The emails are discernible from noise though. They literally have a signal to noise ratio higher than one. Noise would be pure rng output. So I don’t know what you’re getting at
Yes, it could be that for you a given advert is irrelevant or not worth your while, but the point he was making is that it won't even be worth it for the advertiser to put out the advertisement because it will be noise for everyone.
However, there is only one kind of noise that is noise for everyone: literal noise.
So long as the spam is about something, it is relevant to someone, and therefore it does not necessarily have zero ROI.
EDIT: The only kind of noise that has no semantic is actual "mathematically pure noise" as the person below commented (/u/dang banned my account so I can't reply)
> However, there is only one kind of noise that is noise for everyone: literal noise.
I feel like you're a bit too literal here. When people talk about noise it doesn't mean mathematically pure noise. A signal-to-noise ratio close to 1 is also colloquially called noise.
He is talking about semantic noise. Something that appears to have substance but is just slop actually. When everything is that. Then all email will become equivalent to slop. How could it not? Someone will be burned once or twice, but after that, there is a semantic phase shift.
Consider that we have fairly decent anti-spam measures which do not look at the body of a message. To these methods, it is irrelevant how cleverly crafted the text is.
I reject something like 80% of all spam by the simple fact the hosts which try to deliver it do not have reverse DNS. Works like magic.
E-mail is reputation based. Once your IP address is identified by a reputation service as being a source of spam, subscribers of the service just block your address. (Or more: your entire IP block, if you're a persistent source of spam, and the ISP doesn't cooperate in shutting you down.)
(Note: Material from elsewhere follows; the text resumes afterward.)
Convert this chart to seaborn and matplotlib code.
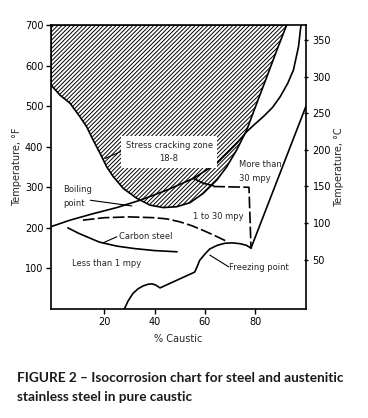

To defeat reputation based services driven by reporting, your spams have to be so clever that they fool almost everyone, so that nobody reports you. That seems impractical.
How AI spammers could advance in the war might be to create large numbers of plausible accounts on a mass e-mail provider like g-mail. It's impractical to block g-mail. If the accounts behave like unique individuals that each target small numbers of users with individually crafted content (i.e. none of these fake identities is a high volume source), that seems like a challenge to detect.
These IP blocklist services also have a reputation of their own: if you are trying to send legitimate mail, there's a good chance your IP is on several of these blocklists for reasons you have nothing to do with. You can only remove it by grovelling and paying lots of money (extortion). So using one of them will cause you to reject legitimate mail.
What is "just slop" though? A spam advert for a product is still an advert for a product. Therefore it's not just semantic noise, it is still an advert for a product, and therefore his point is invalid: there is an ROI and people will continue to be employed to do it
Let's just call it slop then. Peak HN: Another conversation is logjammed by nitpicking the precise definition of a word rather than discussing the overall point.
Except I am still discussing the point: the companies won't stop getting an ROI because "slop" still produces an ROI, even if people know it's slop, because it isn't contentless noise, it has semantic content.
Just because you and the others don't understand what point I'm making doesn't mean the conversation is "logjammed". I am still discussing the overall point, you just don't see it.